UK Biobank is the world's most comprehensive source of biomedical data available for health research in the public interest. In 2023 it released data on nearly 3,000 circulating proteins from 54,000 participants. In 2024, Professor Claudia Langenberg, Director of the Precision Healthcare University Research Institute (PHURI) at Queen Mary, and her colleagues published a landmark study using UK Biobank proteomic data to identify disease risk. This research was one of a small number of studies to use this unique data.
Building on this pilot data release, UK Biobank announced today a project to measure up to 5,400 proteins in each of 600,000 samples, including those taken from half a million UK Biobank participants and 100,000 second samples taken from these volunteers up to 15 years later. The new unique dataset is ten times larger than that used in the pilot, and is being funded by a consortium of 14 leading biopharmaceutical companies, known as the UK Biobank Pharma Proteomics Project.
This new project will allow researchers to explore a first-of-its-kind database, detailing how changes to an individual's protein levels over mid-to-late life influence disease. The study will begin by analysing the first 300,000 samples, which will include initial samples from 250,000 UK Biobank volunteers and 50,000 second samples taken at follow-up assessments.

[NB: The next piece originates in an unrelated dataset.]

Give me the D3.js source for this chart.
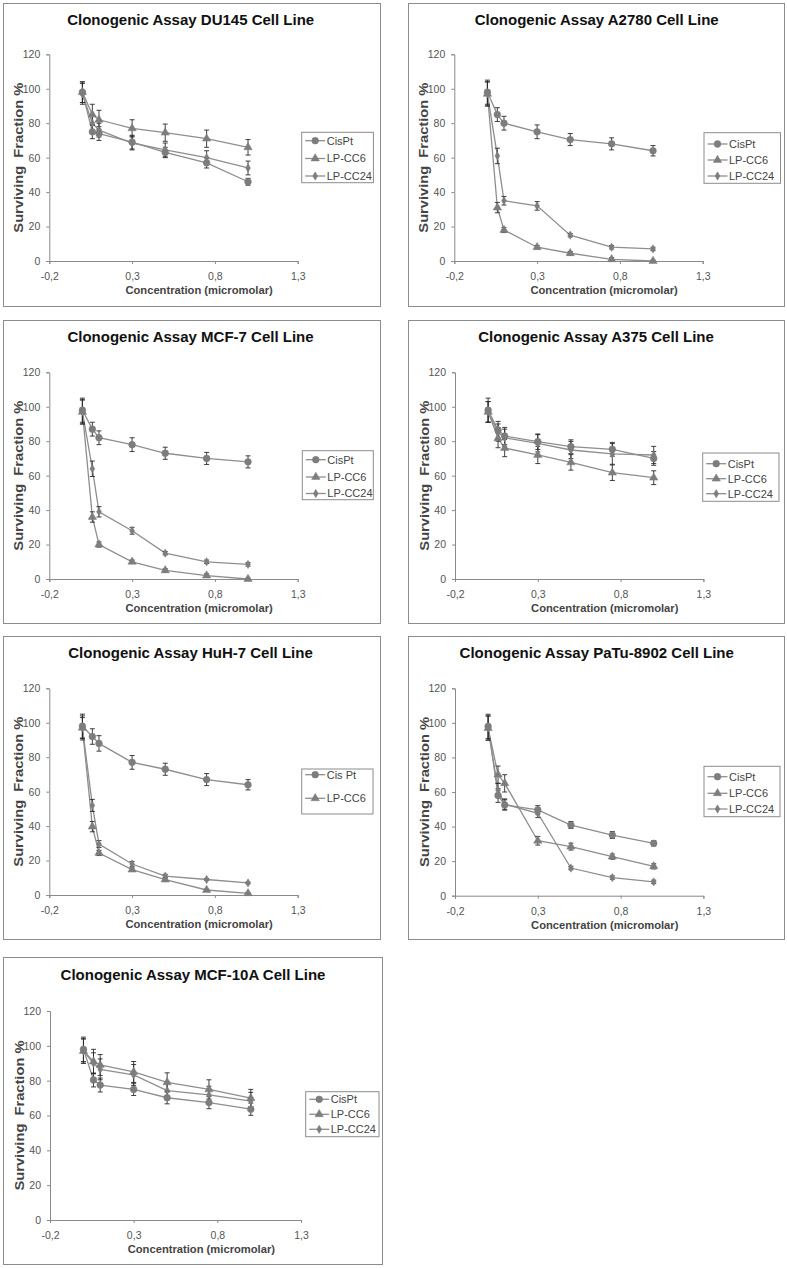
<!DOCTYPE html>
<html><head><meta charset="utf-8">
<script src="https://cdn.jsdelivr.net/npm/d3@7"></script>
<style>
html,body{margin:0;padding:0;background:#fff;}
svg{display:block;font-family:"Liberation Sans",Arial,sans-serif;}
</style></head>
<body>
<svg id="chart" width="787" height="1268"></svg>
<script>
// ---------- DATA ----------
const concentrations = [0, 0.06, 0.1, 0.3, 0.5, 0.75, 1.0];
const xTicks = [-0.2, 0.3, 0.8, 1.3];
const xTickLabels = ["-0,2", "0,3", "0,8", "1,3"];
const yTicks = [0, 20, 40, 60, 80, 100, 120];

const titles = [
  "Clonogenic Assay DU145 Cell Line",
  "Clonogenic Assay A2780 Cell Line",
  "Clonogenic Assay MCF-7 Cell Line",
  "Clonogenic Assay A375 Cell Line",
  "Clonogenic Assay HuH-7 Cell Line",
  "Clonogenic Assay PaTu-8902 Cell Line",
  "Clonogenic Assay MCF-10A Cell Line"
];
const seriesNames = ["CisPt", "LP-CC6", "LP-CC24"];
const seriesNamesHuH7 = ["Cis Pt", "LP-CC6"];
const markerShapes = ["circle", "triangle", "diamond"];

// DU145
const du145CisPt = [98, 75, 74, 69, 63, 57, 46];
const du145CisPtErr = [6, 4, 4, 4, 3, 3, 2];
const du145CC6 = [98, 85, 82, 77, 74.5, 71, 66];
const du145CC6Err = [6, 6, 5.5, 5, 5, 5, 4.5];
const du145CC24 = [97, 80, 76, 68.5, 64.5, 60, 54];
const du145CC24Err = [6, 5, 4, 4, 4, 4, 4];
// A2780
const a2780CisPt = [98, 85, 80, 75, 70.5, 68, 64];
const a2780CisPtErr = [7, 4, 4, 4, 3.5, 3.5, 3];
const a2780CC6 = [97, 31, 18, 8, 4.5, 1, 0];
const a2780CC6Err = [7, 3, 1.5, 1, 1, 1, 0.5];
const a2780CC24 = [97, 61, 35, 32, 15, 8, 7];
const a2780CC24Err = [7, 4.5, 2.5, 2.5, 1, 1, 1];
// MCF-7
const mcf7CisPt = [98, 87, 82, 78, 73, 70, 68];
const mcf7CisPtErr = [7, 4, 4, 4, 3.5, 3.5, 3.5];
const mcf7CC6 = [97, 36, 20, 10, 5, 2, 0];
const mcf7CC6Err = [7, 3, 1.5, 1, 1, 1, 0.5];
const mcf7CC24 = [97, 64, 39, 28, 15, 10, 8.5];
const mcf7CC24Err = [7, 4.5, 3, 2, 1, 1, 1];
// A375
const a375CisPt = [98, 86.5, 83, 79.7, 76.8, 75.3, 70];
const a375CisPtErr = [7, 5, 5, 4.5, 4, 4, 4];
const a375CC6 = [97, 81.7, 76, 72, 67.7, 61.7, 58.8];
const a375CC6Err = [6, 5.5, 5, 5, 4.5, 4.5, 4];
const a375CC24 = [97, 85, 82, 78.8, 74.9, 72.6, 72];
const a375CC24Err = [6, 5, 5, 5, 5, 6, 5];
// HuH-7
const huh7CisPt = [98, 92, 88, 77, 73, 67, 64];
const huh7CisPtErr = [7, 4.5, 4.5, 4, 3.5, 3.5, 3];
const huh7CC6 = [97, 39.7, 24.4, 14.7, 8.9, 2.9, 1];
const huh7CC6Err = [6, 3, 1.5, 1, 1, 0.5, 0.5];
const huh7Third = [97, 52, 29.6, 18, 11, 9, 7];
const huh7ThirdErr = [7, 3.5, 2, 1.5, 1, 0.5, 0.5];
// PaTu-8902
const patuCisPt = [98, 58, 52.5, 49.6, 40.9, 35.1, 30.3];
const patuCisPtErr = [7, 4, 3, 2.5, 2, 2, 1.5];
const patuCC6 = [97, 70, 65, 31.8, 28.4, 22.6, 17];
const patuCC6Err = [7, 5, 5, 2.5, 2, 1.5, 1.5];
const patuCC24 = [97, 61, 53, 47.7, 16, 10.5, 8];
const patuCC24Err = [7, 4, 3, 2.5, 1, 1, 1];
// MCF-10A
const mcf10aCisPt = [98, 80.4, 77.5, 75, 70.2, 67.4, 63.6];
const mcf10aCisPtErr = [7, 4, 4, 3.5, 3.5, 3.5, 3.5];
const mcf10aCC6 = [97, 91, 89, 85, 79, 75, 70];
const mcf10aCC6Err = [7, 7, 6, 6, 5.5, 5.5, 5];
const mcf10aCC24 = [97, 90, 86.5, 83.3, 74.3, 71.8, 68.3];
const mcf10aCC24Err = [7, 6, 6, 6, 5, 5, 5];

// ---------- LAYOUT (positions only) ----------
const layouts = [
  {frame:[3.5,3.5,377,303],   plot:[49.3,54.3,248.4,206.7],  title:[190.7,25],  legend:[301.7,132.3,71.7,50.4], entries:[140.7,158.5,176]},
  {frame:[408.5,3.5,376,303], plot:[454.3,54.3,248.4,206.7], title:[596.7,25],  legend:[704,132.7,76.5,50.6],  entries:[144,160,176]},
  {frame:[3.5,320.5,377,303], plot:[49.3,372.3,248.4,206.7], title:[190.5,342], legend:[302.3,450.7,71,49],    entries:[459.7,477,493.5]},
  {frame:[408.5,320.5,376,303],plot:[455,372.3,248.4,206.7], title:[596,342],   legend:[702.7,453,76.3,48.3],  entries:[463.7,478.7,493.7]},
  {frame:[3.5,636.5,377,303], plot:[49.3,688.3,248.4,206.7], title:[190.5,658], legend:[301.7,769,71.3,45],    entries:[774.7,798.3]},
  {frame:[408.5,636.5,376,303],plot:[455,688.3,248.4,207.4], title:[596.7,658], legend:[704,766.3,76,50.4],    entries:[776.7,793.3,809]},
  {frame:[3.5,957.5,379,307], plot:[50,1011,251,209],        title:[193,980],   legend:[305.7,1091.7,73.3,45], entries:[1099.3,1114.3,1129.3]}
];

const panelSeries = [
  {names: seriesNames, values:[du145CisPt, du145CC6, du145CC24], errs:[du145CisPtErr, du145CC6Err, du145CC24Err]},
  {names: seriesNames, values:[a2780CisPt, a2780CC6, a2780CC24], errs:[a2780CisPtErr, a2780CC6Err, a2780CC24Err]},
  {names: seriesNames, values:[mcf7CisPt, mcf7CC6, mcf7CC24], errs:[mcf7CisPtErr, mcf7CC6Err, mcf7CC24Err]},
  {names: seriesNames, values:[a375CisPt, a375CC6, a375CC24], errs:[a375CisPtErr, a375CC6Err, a375CC24Err]},
  {names: seriesNamesHuH7, values:[huh7CisPt, huh7CC6, huh7Third], errs:[huh7CisPtErr, huh7CC6Err, huh7ThirdErr]},
  {names: seriesNames, values:[patuCisPt, patuCC6, patuCC24], errs:[patuCisPtErr, patuCC6Err, patuCC24Err]},
  {names: seriesNames, values:[mcf10aCisPt, mcf10aCC6, mcf10aCC24], errs:[mcf10aCisPtErr, mcf10aCC6Err, mcf10aCC24Err]}
];

// ---------- STYLE ----------
const LINE = "#8e8e8e", MARK = "#7d7d7d", ERR = "#2a2a2a", AXIS = "#8a8a8a", TXT = "#555", FRAME = "#8c8c8c";

const svg = d3.select("#chart");
svg.append("rect").attr("width",787).attr("height",1268).attr("fill","#fff");

function markerPath(shape){
  if(shape==="circle") return d3.symbol(d3.symbolCircle, 36)();
  if(shape==="triangle") return d3.symbol(d3.symbolTriangle, 30)();
  return d3.symbol(d3.symbolDiamond, 20)();
}

titles.forEach((title, pi) => {
  const L = layouts[pi], S = panelSeries[pi];
  const g = svg.append("g");
  g.append("rect").attr("x",L.frame[0]).attr("y",L.frame[1]).attr("width",L.frame[2]).attr("height",L.frame[3])
    .attr("fill","#fff").attr("stroke",FRAME).attr("stroke-width",1);

  const [pl, pt, pw, ph] = L.plot;
  const x = d3.scaleLinear().domain([-0.2, 1.3]).range([pl, pl+pw]);
  const y = d3.scaleLinear().domain([0, 120]).range([pt+ph, pt]);

  // title
  g.append("text").attr("x",L.title[0]).attr("y",L.title[1]).attr("text-anchor","middle")
    .attr("font-size","15px").attr("font-weight","bold").attr("fill","#111").text(title);

  // axes
  const ya = g.append("g").attr("transform",`translate(${pl},0)`)
    .call(d3.axisLeft(y).tickValues(yTicks).tickSize(3).tickPadding(6).tickFormat(d3.format("d")));
  const xa = g.append("g").attr("transform",`translate(0,${pt+ph})`)
    .call(d3.axisBottom(x).tickValues(xTicks).tickSize(3).tickPadding(8.5).tickFormat((d,i)=>xTickLabels[i]));
  [ya, xa].forEach(a => {
    a.select(".domain").attr("stroke",AXIS).attr("stroke-width",1);
    a.selectAll(".tick line").attr("stroke",AXIS);
    a.selectAll(".tick text").attr("fill",TXT).attr("font-size","10.5px").attr("font-family","Liberation Sans, Arial, sans-serif");
  });

  // axis titles
  g.append("text").attr("x", pl + pw*0.603).attr("y", pt+ph+33).attr("text-anchor","middle")
    .attr("font-size","11.2px").attr("font-weight","bold").attr("fill","#444").text("Concentration (micromolar)");
  g.append("text").attr("transform",`translate(${pl-26.5},${pt+ph/2}) rotate(-90)`).attr("text-anchor","middle")
    .attr("font-size","12.5px").attr("font-weight","bold").attr("fill","#444")
    .attr("textLength",150).attr("lengthAdjust","spacingAndGlyphs")
    .style("white-space","pre").text("Surviving  Fraction %");

  // lines
  const line = d3.line().x((d,i)=>x(concentrations[i])).y(d=>y(d));
  S.values.forEach(vals => {
    g.append("path").attr("d", line(vals)).attr("fill","none").attr("stroke",LINE).attr("stroke-width",1.3);
  });
  // error bars
  S.values.forEach((vals, si) => {
    const errs = S.errs[si];
    const eg = g.append("g").attr("stroke",ERR).attr("stroke-width",0.9);
    vals.forEach((v,i) => {
      const cx = x(concentrations[i]);
      const y1 = y(v+errs[i]), y2 = y(Math.max(0, v-errs[i]));
      eg.append("line").attr("x1",cx).attr("x2",cx).attr("y1",y1).attr("y2",y2);
      eg.append("line").attr("x1",cx-2.5).attr("x2",cx+2.5).attr("y1",y1).attr("y2",y1);
      if (v-errs[i] >= 0) eg.append("line").attr("x1",cx-2.5).attr("x2",cx+2.5).attr("y1",y2).attr("y2",y2);
    });
  });
  // markers
  S.values.forEach((vals, si) => {
    const p = markerPath(markerShapes[si]);
    vals.forEach((v,i) => {
      g.append("path").attr("d",p).attr("transform",`translate(${x(concentrations[i])},${y(v)})`)
        .attr("fill",MARK).attr("stroke",MARK).attr("stroke-width",0.5);
    });
  });

  // legend
  const [lx, ly, lw, lh] = L.legend;
  g.append("rect").attr("x",lx).attr("y",ly).attr("width",lw).attr("height",lh)
    .attr("fill","#fff").attr("stroke",FRAME).attr("stroke-width",1);
  S.names.forEach((name, si) => {
    const ey = L.entries[si];
    g.append("line").attr("x1",lx+3.5).attr("x2",lx+23.5).attr("y1",ey).attr("y2",ey)
      .attr("stroke",LINE).attr("stroke-width",1.3);
    g.append("path").attr("d",markerPath(markerShapes[si])).attr("transform",`translate(${lx+13.5},${ey})`)
      .attr("fill",MARK).attr("stroke",MARK).attr("stroke-width",0.5);
    g.append("text").attr("x",lx+25).attr("y",ey).attr("dy","0.36em")
      .attr("font-size","11px").attr("fill","#444").text(name);
  });
});
</script>
</body></html>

UK Biobank's proteomics dataset will allow researchers to:
- Examine proteomic and genetic data from half a million people simultaneously. UK Biobank released the whole genome sequencing of its half a million participants in November 2023. Adding proteomic data will allow researchers to combine these massive datasets, providing a more detailed picture of the biological processes involved in disease progression. This may in turn drive the development of personalised treatments.
- Examine how and why protein levels change over time. Half a million participants provided UK Biobank with a blood sample when they joined and 100,000 of them provided a second sample up to 15 years later. Researchers will be able to see how protein levels have changed over mid-to-late life, enhancing understanding of age-related changes in healthy individuals and shedding light on how diseases develop. This will further accelerate research into diagnostic and prognostic markers.
- Uniquely use proteomic data in combination with imaging data. Nearly 100,000 UK Biobank participants have undergone magnetic resonance imaging (MRI) of their brain, heart and body, providing researchers with detailed scans. Layering these different data types to investigate human health creates a truly extraordinary, detailed understanding of the disease mechanisms.
- Open avenues for developing AI models. Already, machine learning tools can predict future disease many years before diagnosis, with the potential to shape early interventions. The depth and breadth of the proteomic data held within UK Biobank may enable machine learning to accurately subtype diseases, which has the potential to inform what treatments should be given at the point of diagnosis.
Professor Langenberg said: "Adding proteomic data for the full UK Biobank cohort will be an absolute game-changer for prediction of disease onset and prognosis, particularly for the many neglected diseases for which good prospective data are lacking. These include debilitating and life threating diseases, such as polycystic ovary syndrome and motor neurone disease. Just imagine if we could detect these and many other conditions much earlier than is currently possible."
Professor Sir Rory Collins, Principal Investigator and Chief Executive of UK Biobank, said: "For the first time at this scale, researchers will be able to detect the exact causes of diseases by comparing how protein levels change over mid-to-late life in a large group of people. Proteomic data has already paved the way for better cancer, autoimmune and dementia diagnostics, and this truly exciting study of proteins will significantly speed up drug discovery, leading to major improvements in public health and care everywhere."
It will take about a year to measure the protein levels in 300,000 participant samples. The proteomic data will be made available to UK Biobank-approved researchers in staggered releases from 2026, with the full dataset expected to be added to the UK Biobank Research Analysis Platform by 2027. During this time, additional funding will be sought to analyse samples from all remaining UK Biobank volunteers (an additional 250,000 participants, including second samples from a further 50,000).